## begin

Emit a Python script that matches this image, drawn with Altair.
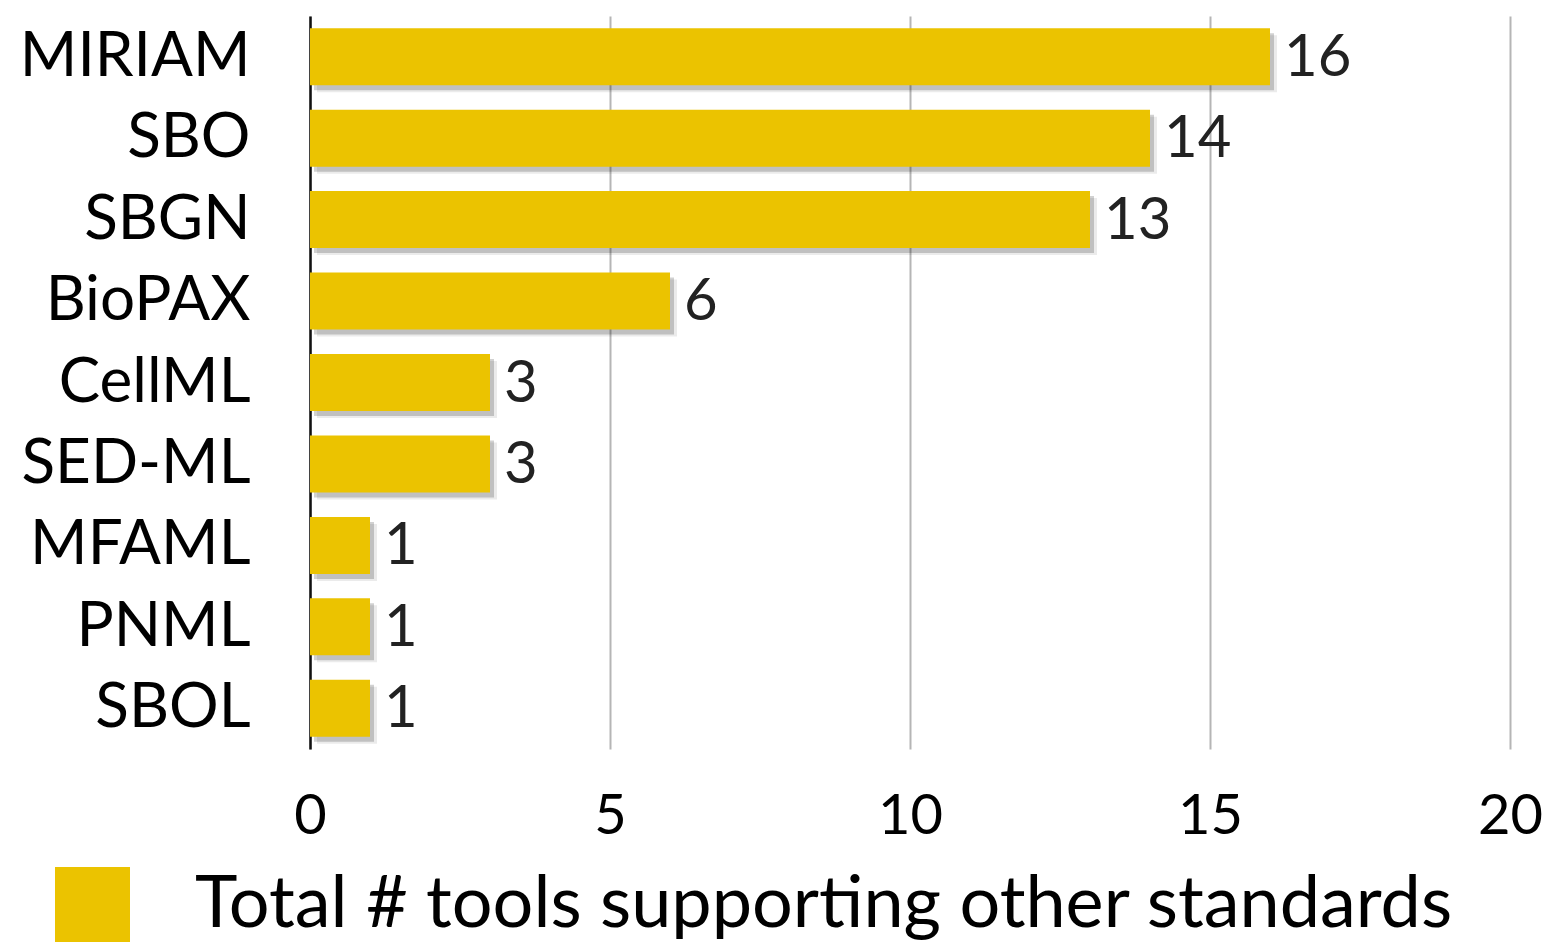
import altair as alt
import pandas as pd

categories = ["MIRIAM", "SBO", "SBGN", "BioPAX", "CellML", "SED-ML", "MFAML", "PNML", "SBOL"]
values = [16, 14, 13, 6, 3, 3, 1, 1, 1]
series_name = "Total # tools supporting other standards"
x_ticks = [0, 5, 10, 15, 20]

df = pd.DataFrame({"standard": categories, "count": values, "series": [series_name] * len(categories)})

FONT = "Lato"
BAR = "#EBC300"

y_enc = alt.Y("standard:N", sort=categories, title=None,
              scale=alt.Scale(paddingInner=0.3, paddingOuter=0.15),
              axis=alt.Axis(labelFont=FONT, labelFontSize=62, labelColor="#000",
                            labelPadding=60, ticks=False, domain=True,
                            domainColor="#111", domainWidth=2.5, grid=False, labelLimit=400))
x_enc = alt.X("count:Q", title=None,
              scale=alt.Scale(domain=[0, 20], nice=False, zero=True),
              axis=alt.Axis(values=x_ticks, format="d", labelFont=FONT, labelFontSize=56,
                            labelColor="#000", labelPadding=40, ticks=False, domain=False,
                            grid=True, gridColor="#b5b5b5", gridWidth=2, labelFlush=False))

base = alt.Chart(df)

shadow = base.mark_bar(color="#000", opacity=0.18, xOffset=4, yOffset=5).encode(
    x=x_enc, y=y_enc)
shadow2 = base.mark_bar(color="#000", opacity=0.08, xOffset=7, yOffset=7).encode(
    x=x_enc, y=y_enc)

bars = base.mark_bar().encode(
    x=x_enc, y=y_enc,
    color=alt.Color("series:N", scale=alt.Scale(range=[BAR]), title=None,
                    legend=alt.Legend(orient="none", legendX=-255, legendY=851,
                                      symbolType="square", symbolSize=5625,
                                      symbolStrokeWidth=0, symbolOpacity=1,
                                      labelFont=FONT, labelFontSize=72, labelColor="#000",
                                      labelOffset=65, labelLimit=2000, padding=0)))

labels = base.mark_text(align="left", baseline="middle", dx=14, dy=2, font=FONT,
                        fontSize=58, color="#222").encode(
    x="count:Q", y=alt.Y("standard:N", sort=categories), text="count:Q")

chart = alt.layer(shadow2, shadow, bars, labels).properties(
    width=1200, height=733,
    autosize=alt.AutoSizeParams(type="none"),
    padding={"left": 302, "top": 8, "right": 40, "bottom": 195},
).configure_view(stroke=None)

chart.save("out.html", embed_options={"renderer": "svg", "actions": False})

## end

Your copy of the data should match it exactly, except that pictures are left out.

Emit a Python script that matches this image, drawn with Altair.
import altair as alt
import pandas as pd

categories = ["MIRIAM", "SBO", "SBGN", "BioPAX", "CellML", "SED-ML", "MFAML", "PNML", "SBOL"]
values = [16, 14, 13, 6, 3, 3, 1, 1, 1]
series_name = "Total # tools supporting other standards"
x_ticks = [0, 5, 10, 15, 20]

df = pd.DataFrame({"standard": categories, "count": values, "series": [series_name] * len(categories)})

FONT = "Lato"
BAR = "#EBC300"

y_enc = alt.Y("standard:N", sort=categories, title=None,
              scale=alt.Scale(paddingInner=0.3, paddingOuter=0.15),
              axis=alt.Axis(labelFont=FONT, labelFontSize=62, labelColor="#000",
                            labelPadding=60, ticks=False, domain=True,
                            domainColor="#111", domainWidth=2.5, grid=False, labelLimit=400))
x_enc = alt.X("count:Q", title=None,
              scale=alt.Scale(domain=[0, 20], nice=False, zero=True),
              axis=alt.Axis(values=x_ticks, format="d", labelFont=FONT, labelFontSize=56,
                            labelColor="#000", labelPadding=40, ticks=False, domain=False,
                            grid=True, gridColor="#b5b5b5", gridWidth=2, labelFlush=False))

base = alt.Chart(df)

shadow = base.mark_bar(color="#000", opacity=0.18, xOffset=4, yOffset=5).encode(
    x=x_enc, y=y_enc)
shadow2 = base.mark_bar(color="#000", opacity=0.08, xOffset=7, yOffset=7).encode(
    x=x_enc, y=y_enc)

bars = base.mark_bar().encode(
    x=x_enc, y=y_enc,
    color=alt.Color("series:N", scale=alt.Scale(range=[BAR]), title=None,
                    legend=alt.Legend(orient="none", legendX=-255, legendY=851,
                                      symbolType="square", symbolSize=5625,
                                      symbolStrokeWidth=0, symbolOpacity=1,
                                      labelFont=FONT, labelFontSize=72, labelColor="#000",
                                      labelOffset=65, labelLimit=2000, padding=0)))

labels = base.mark_text(align="left", baseline="middle", dx=14, dy=2, font=FONT,
                        fontSize=58, color="#222").encode(
    x="count:Q", y=alt.Y("standard:N", sort=categories), text="count:Q")

chart = alt.layer(shadow2, shadow, bars, labels).properties(
    width=1200, height=733,
    autosize=alt.AutoSizeParams(type="none"),
    padding={"left": 302, "top": 8, "right": 40, "bottom": 195},
).configure_view(stroke=None)

chart.save("out.html", embed_options={"renderer": "svg", "actions": False})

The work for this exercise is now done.